We may say of a human being standing before us that he has the rudiments of very good qualities. We may try our hardest to develop those qualities of his so that he makes real progress, but the methods usually adopted today take no account of what is present in the foundations of man's being. It is essential to pay heed to what has remained ‘childlike’ in man, for it is by way of this childlike nature that warmth can be imparted to the other faculties through the Christ principle. The childlike nature must be developed in order that the other faculties may follow suit. Everyone has the childlike nature within him and this, when wakened to life, will also be responsive to union with the Christ principle. But forces — of however lofty a kind — that are dominated by the Luciferic influence will, if they alone work in a man today, repudiate and scoff at what can live on Earth as the Christ power — as Christ Himself foretold.
The Gospel of St. Luke brings home very clearly the purport and meaning of the new proclamation. When a man who bore on his forehead the sign of Jonah went about the world as an initiate of the old order, he was recognized — but only by those who were knowers — as one who had come to testify of the spiritual worlds. Special preparation was needed before the sign of Jonah could be understood. But a new kind of preparation was now necessary in order to understand what was greater than anything indicated by the signs of Solomon and of Jonah — a new preparation which was to pave the way for a new understanding, a new way of maturing the soul. The contemporaries of Christ Jesus could at first understand only the old way, and the way preached by John the Baptist was the one known to most of them. That Christ was now bringing an entirely new impulse, that he was seeking for souls among those who did not in the least resemble men who would formerly have been considered suitable, was utterly incomprehensible to them. They had assumed that He would associate with those who practised the old kind of disciplinary exercises and would impart His teaching to such men. Hence they could not understand why He sat among those whom they regarded as ‘sinners’. But He said to them: If I were to impart in the old way the entirely new impulse I have come to give to mankind, if a new form of teaching were not to replace the old, it would be as if I were to sew a piece of new cloth on an old garment or pour new wine into old wine-skins.
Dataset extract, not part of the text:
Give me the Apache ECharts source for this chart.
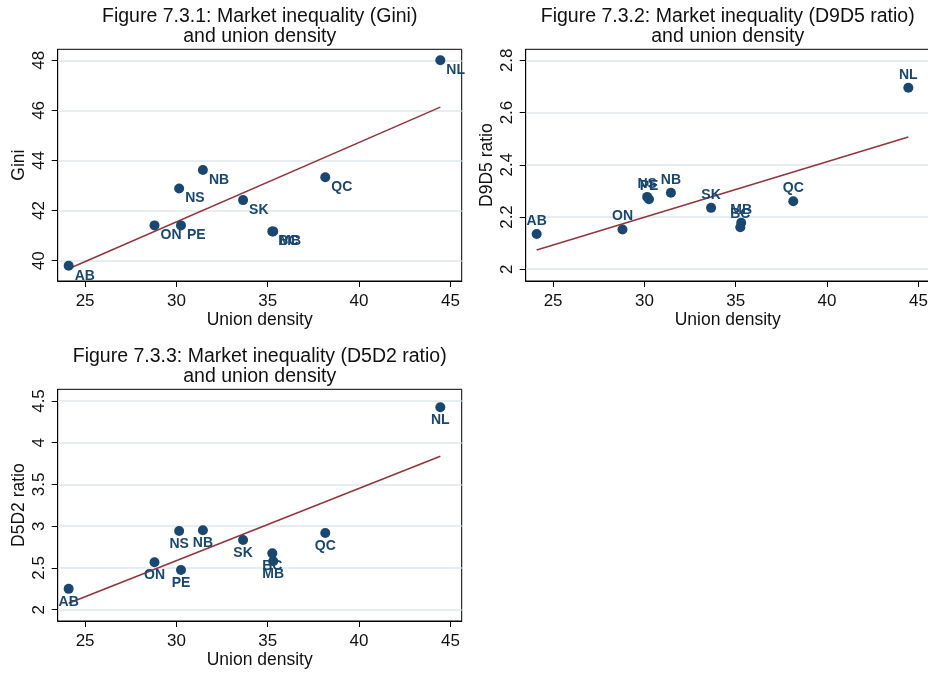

What is now to be given to humanity and is greater than anything indicated by the sign of Solomon or the sign of Jonah, this must be poured into new wine-skins, into new forms. And you must rouse yourselves sufficiently to understand the new teaching in a new form! (See Luke V, 36–37.)
Those who were to understand must now do so through the powerful influence of the ego — not through what they had learnt but through what had poured into them from the spiritual Christ Being Himself. Hence the chosen ones were not men who according to the old doctrines were properly prepared but men who, in spite of having passed through many incarnations, proved to be simple human beings, able to understand through the power of Faith what had streamed into them. A ‘sign’ was to be placed before them as well, a sign now to be enacted before the eyes of all mankind. The ‘mystical death’ that had been a ceremonial act in the Mystery temples for hundreds and thousands of years was now to be presented on the great arena of world history. Everything that had taken place in the secrecy of the temples of initiation was brought into the open as a single event on Golgotha. A process hitherto witnessed only by the initiates during the three-and-a-half days of the old initiation was now enacted before mankind in concrete reality. Hence those to whom the facts were known could only describe the Event of Golgotha as being what in very truth it was: the old initiation transformed into historical fact and enacted on the arena of world history.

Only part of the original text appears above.